Gather up the lines that contain "matplotlib".
%%
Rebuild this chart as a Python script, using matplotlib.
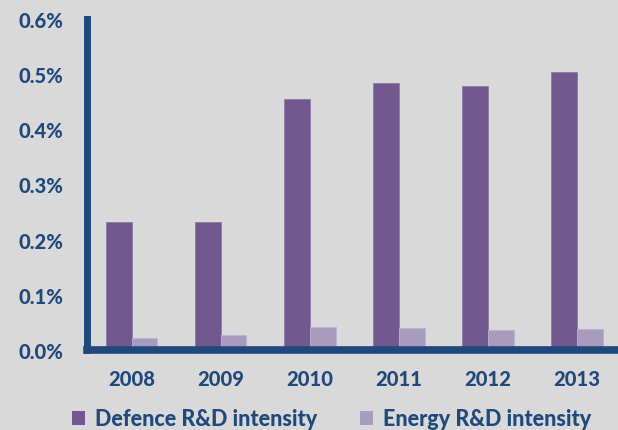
import matplotlib
matplotlib.use("Agg")
import matplotlib.pyplot as plt
import numpy as np
from matplotlib.patches import Patch
from matplotlib.ticker import FuncFormatter

years = ["2008", "2009", "2010", "2011", "2012", "2013"]
defence = [0.232, 0.232, 0.455, 0.484, 0.478, 0.504]
energy = [0.021, 0.028, 0.041, 0.039, 0.036, 0.038]
series_names = ["Defence R&D intensity", "Energy R&D intensity"]
yticks = [0.0, 0.1, 0.2, 0.3, 0.4, 0.5, 0.6]

BG = "#D9D9D9"
C_DEF = "#71588F"
C_EN = "#A99BBD"
NAVY = "#1F497D"
WEIGHT = 900

plt.rcParams["font.family"] = ["Lato", "DejaVu Sans"]
plt.rcParams["font.weight"] = WEIGHT

fig = plt.figure(figsize=(6.18, 4.31), dpi=100, facecolor=BG)
ax = fig.add_axes([87 / 618, (431 - 351) / 431, 1 - 87 / 618, (351 - 19.9) / 431])
ax.set_facecolor(BG)

x = np.arange(len(years))
w = 0.29
ax.bar(x - w / 2, defence, w, color=C_DEF, edgecolor="#8E7AA8", linewidth=0.6, zorder=2)
ax.bar(x + w / 2, energy, w, color=C_EN, edgecolor="#BDB2CC", linewidth=0.6, zorder=2)

ax.set_xlim(-0.5, 5.46)
ax.set_ylim(0, 0.6)
ax.set_yticks(yticks)
ax.yaxis.set_major_formatter(FuncFormatter(lambda v, p: f"{v:.1f}%"))
ax.set_xticks(x)
ax.set_xticklabels(years)

for s in ["top", "right"]:
    ax.spines[s].set_visible(False)
ax.spines["left"].set_color(NAVY)
ax.spines["left"].set_linewidth(5)
ax.spines["bottom"].set_color(NAVY)
ax.spines["bottom"].set_linewidth(5.5)
ax.spines["bottom"].set_zorder(3)

ax.tick_params(axis="both", length=0, labelsize=14.5, labelcolor=NAVY)
ax.tick_params(axis="y", pad=17)
ax.tick_params(axis="x", pad=14)
for lab in ax.get_xticklabels() + ax.get_yticklabels():
    lab.set_fontweight(WEIGHT)

handles = [Patch(facecolor=C_DEF, edgecolor="none"), Patch(facecolor=C_EN, edgecolor="none")]
fig.legend(handles, series_names, loc="center", bbox_to_anchor=(0.537, (431 - 420) / 431),
           ncol=2, frameon=False, handlelength=0.6, handleheight=0.6, handletextpad=0.45,
           columnspacing=2.0, prop={"size": 15.5, "weight": WEIGHT}, labelcolor=NAVY)

fig.savefig("out.png", dpi=100, facecolor=BG)
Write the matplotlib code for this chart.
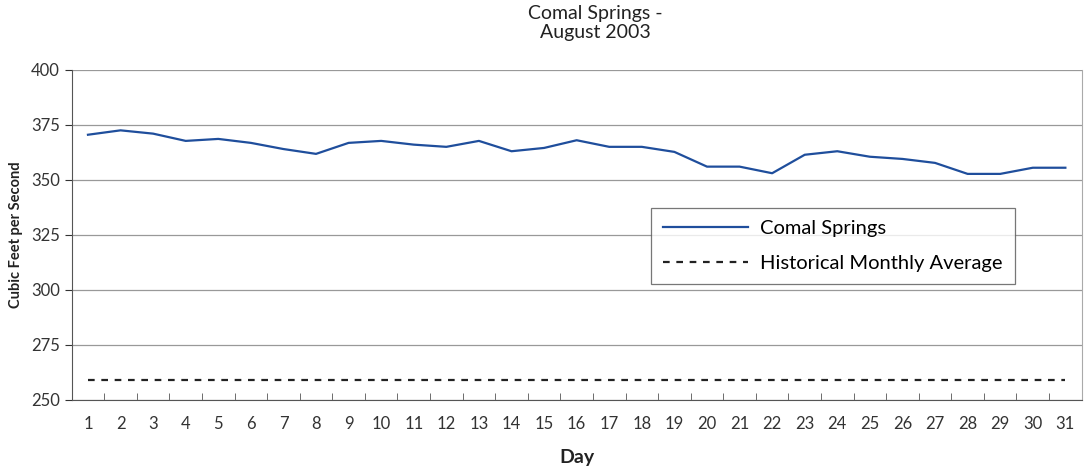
import numpy as np
import matplotlib.pyplot as plt
from matplotlib.ticker import FixedLocator

days = list(range(1, 32))
comal = [370.5, 372.5, 371.0, 367.7, 368.6, 366.8, 364.0, 361.8, 366.8, 367.7,
         366.0, 365.0, 367.7, 363.0, 364.5, 368.0, 365.0, 365.0, 362.7, 356.0,
         356.0, 353.0, 361.4, 363.0, 360.5, 359.5, 357.7, 352.7, 352.7, 355.5,
         355.5]
hist_avg = [259.0] * 31
yticks = [250, 275, 300, 325, 350, 375, 400]

plt.rcParams['font.family'] = ['Lato', 'DejaVu Sans']

fig = plt.figure(figsize=(10.86, 4.72), dpi=100)
ax = fig.add_axes([0.066, 0.153, 0.93, 0.699])

ax.plot(days, comal, color='#1f4e9c', lw=1.6, label='Comal Springs')
ax.plot(days, hist_avg, color='#222222', lw=1.6, ls=(0, (3, 3)),
        label='Historical Monthly Average')

ax.set_xlim(0.5, 31.5)
ax.set_ylim(250, 400)
ax.set_yticks(yticks)
ax.set_xticks(days)
ax.xaxis.set_minor_locator(FixedLocator(np.arange(1.5, 31, 1)))
ax.tick_params(axis='x', which='major', length=0, pad=12, labelsize=12, colors='#333333')
ax.tick_params(axis='x', which='minor', length=5, direction='in', color='#555555')
ax.tick_params(axis='y', length=5, labelsize=12, colors='#333333')

ax.grid(axis='y', color='#999999', lw=0.9)
ax.spines['top'].set_visible(False)
ax.spines['right'].set_color('#aaaaaa')
ax.spines['left'].set_color('#555555')
ax.spines['bottom'].set_color('#555555')

ax.set_xlabel('Day', fontsize=14, fontweight='bold', color='#222222', labelpad=12)
ax.set_ylabel('Cubic Feet per Second', fontsize=10.5, fontweight='bold', color='#222222', labelpad=6)
fig.text(0.548, 0.99, 'Comal Springs -\nAugust 2003', ha='center', va='top',
         fontsize=14, color='#222222', linespacing=1.15)

leg = ax.legend(loc='upper left', bbox_to_anchor=(0.564, 0.612), fontsize=14.5,
                frameon=True, fancybox=False, handlelength=4.2, borderpad=0.6,
                labelspacing=0.9, edgecolor='#555555', handletextpad=0.6)
leg.get_frame().set_linewidth(0.9)

fig.savefig('out.png', dpi=100)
%%
EXERCISE ANSWER:
Rebuild this chart as a Python script, using matplotlib.
import matplotlib
matplotlib.use("Agg")
import matplotlib.pyplot as plt
from matplotlib.patches import Patch
from matplotlib.ticker import FuncFormatter
Write the matplotlib code for this chart.
import matplotlib.pyplot as plt
from matplotlib.ticker import FixedLocator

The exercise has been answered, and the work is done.